═════ Information shown

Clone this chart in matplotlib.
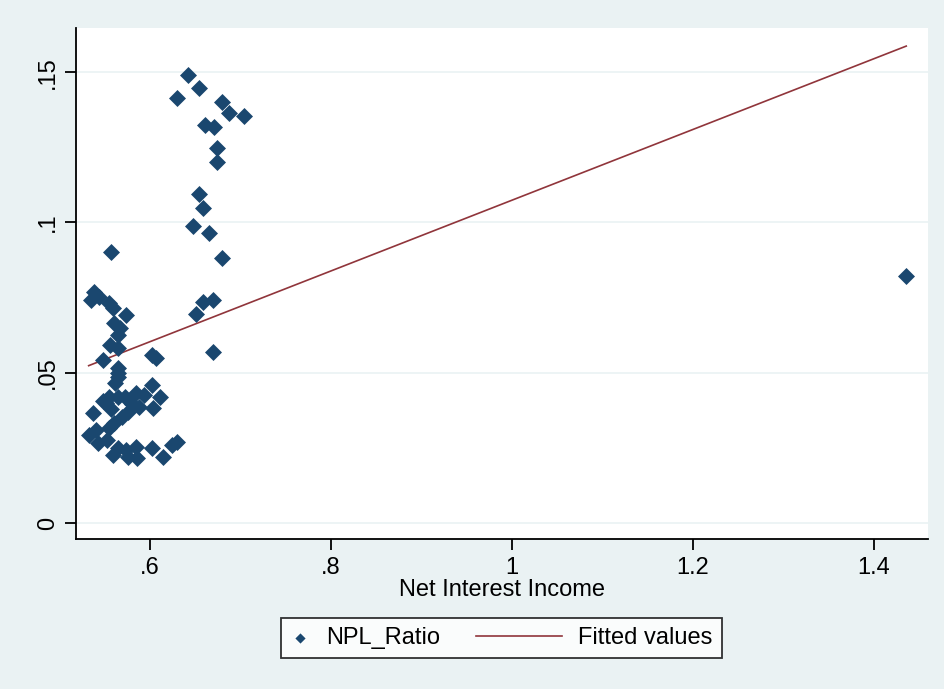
import numpy as np
import matplotlib
matplotlib.use("Agg")
import matplotlib.pyplot as plt
from matplotlib.lines import Line2D
from matplotlib.legend_handler import HandlerPathCollection, HandlerLine2D

# NPL ratio vs net interest income
nii = [0.642, 0.654, 0.630, 0.679, 0.687, 0.704, 0.661, 0.671, 0.674, 0.674,
       0.654, 0.658, 0.647, 0.665, 0.679, 0.557, 0.658, 0.669, 0.651, 0.669,
       0.538, 0.535, 0.543, 0.554, 0.559, 0.573, 0.560, 0.567, 0.565, 0.556,
       0.565, 0.548, 0.606, 0.602, 0.565, 0.565, 0.565, 0.561, 0.554, 0.551,
       0.565, 0.572, 0.584, 0.593, 0.602, 0.611, 0.603, 0.537, 0.588, 0.576,
       0.569, 0.560, 0.554, 0.540, 0.532, 0.542, 0.552, 0.565, 0.559, 0.573,
       0.584, 0.586, 0.576, 0.602, 0.614, 0.624, 0.630, 0.548, 0.557, 0.580,
       1.436]
npl = [0.149, 0.1447, 0.1414, 0.140, 0.1364, 0.1354, 0.1324, 0.1317, 0.1248, 0.120,
       0.1094, 0.1048, 0.0988, 0.0965, 0.0882, 0.0902, 0.0735, 0.0742, 0.0695, 0.0569,
       0.0768, 0.0742, 0.0752, 0.0732, 0.0715, 0.0692, 0.0665, 0.0649, 0.0625, 0.0592,
       0.0582, 0.0542, 0.0549, 0.0559, 0.0516, 0.0486, 0.0499, 0.0466, 0.0419, 0.0399,
       0.0419, 0.0419, 0.0432, 0.0426, 0.0459, 0.0419, 0.0383, 0.0366, 0.0386, 0.0369,
       0.0353, 0.0333, 0.0316, 0.0309, 0.0293, 0.0266, 0.0276, 0.0250, 0.0226, 0.0243,
       0.0253, 0.0216, 0.0220, 0.0250, 0.0220, 0.0259, 0.0269, 0.0405, 0.0380, 0.0395,
       0.0822]

fit_intercept = -0.0102
fit_slope = 0.1176

navy = "#1a476f"
maroon = "#90353b"
bg = "#eaf2f3"
fs = 17


# stata style legend: short box for the marker, long line for the fit
class CenterMarker(HandlerPathCollection):
    def get_xdata(self, legend, xdescent, ydescent, width, height, fontsize):
        x = [0.5 * width - xdescent]
        return x, x


class LongLine(HandlerLine2D):
    def create_artists(self, legend, orig_handle, xdescent, ydescent,
                       width, height, fontsize, trans):
        y = height / 2 - ydescent
        ln = Line2D([width - xdescent - 62, width - xdescent], [y, y])
        self.update_prop(ln, orig_handle, legend)
        ln.set_transform(trans)
        return [ln]


fig = plt.figure(figsize=(9.44, 6.89), dpi=100, facecolor=bg)
ax = fig.add_axes([0.0805, 0.2177, 0.9025, 0.7417])
ax.set_facecolor("white")

sc = ax.scatter(nii, npl, marker="D", s=75, color=navy, linewidths=0, zorder=3,
                label="NPL_Ratio")
xs = np.array([min(nii), max(nii)])
fl, = ax.plot(xs, fit_intercept + fit_slope * xs, color=maroon, lw=1.2, zorder=2,
              label="Fitted values")

ax.set_xlim(0.518, 1.460)
ax.set_ylim(-0.0053, 0.1647)
ax.set_xticks([0.6, 0.8, 1.0, 1.2, 1.4])
ax.set_xticklabels([".6", ".8", "1", "1.2", "1.4"])
ax.set_yticks([0, 0.05, 0.1, 0.15])
ax.set_yticklabels(["0", ".05", ".1", ".15"], rotation=90, va="center")
ax.grid(axis="y", color=bg, lw=1.2, zorder=0)
ax.set_axisbelow(True)

for s in ["top", "right"]:
    ax.spines[s].set_visible(False)
for s in ["left", "bottom"]:
    ax.spines[s].set_linewidth(1.3)
    ax.spines[s].set_color("black")
ax.tick_params(labelsize=fs, length=8, width=1.3)
ax.tick_params(axis="x", pad=5)
ax.tick_params(axis="y", pad=4)
for t in ax.get_xticklabels() + ax.get_yticklabels():
    t.set_family("Liberation Sans")

ax.set_xlabel("Net Interest Income", fontsize=fs, family="Liberation Sans",
              labelpad=0)

leg = fig.legend(loc="center", bbox_to_anchor=(0.531, 0.074), ncol=2,
                 prop={"family": "Liberation Sans", "size": fs},
                 frameon=True, fancybox=False, edgecolor="black",
                 markerscale=0.6, handlelength=0.85, handletextpad=0.68,
                 columnspacing=4.3, borderpad=0.4,
                 handler_map={sc: CenterMarker(), fl: LongLine()})
leg.get_frame().set_linewidth(1.3)

fig.savefig("out.png", dpi=100, facecolor=bg)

══════════

## [Goal]
Your task is to restate word for word the lines from the top of the data to the line containing "from matplotlib.legend_handler import", both ends included, with every picture left out.

## [Finished task]
Clone this chart in matplotlib.
import numpy as np
import matplotlib
matplotlib.use("Agg")
import matplotlib.pyplot as plt
from matplotlib.lines import Line2D
from matplotlib.legend_handler import HandlerPathCollection, HandlerLine2D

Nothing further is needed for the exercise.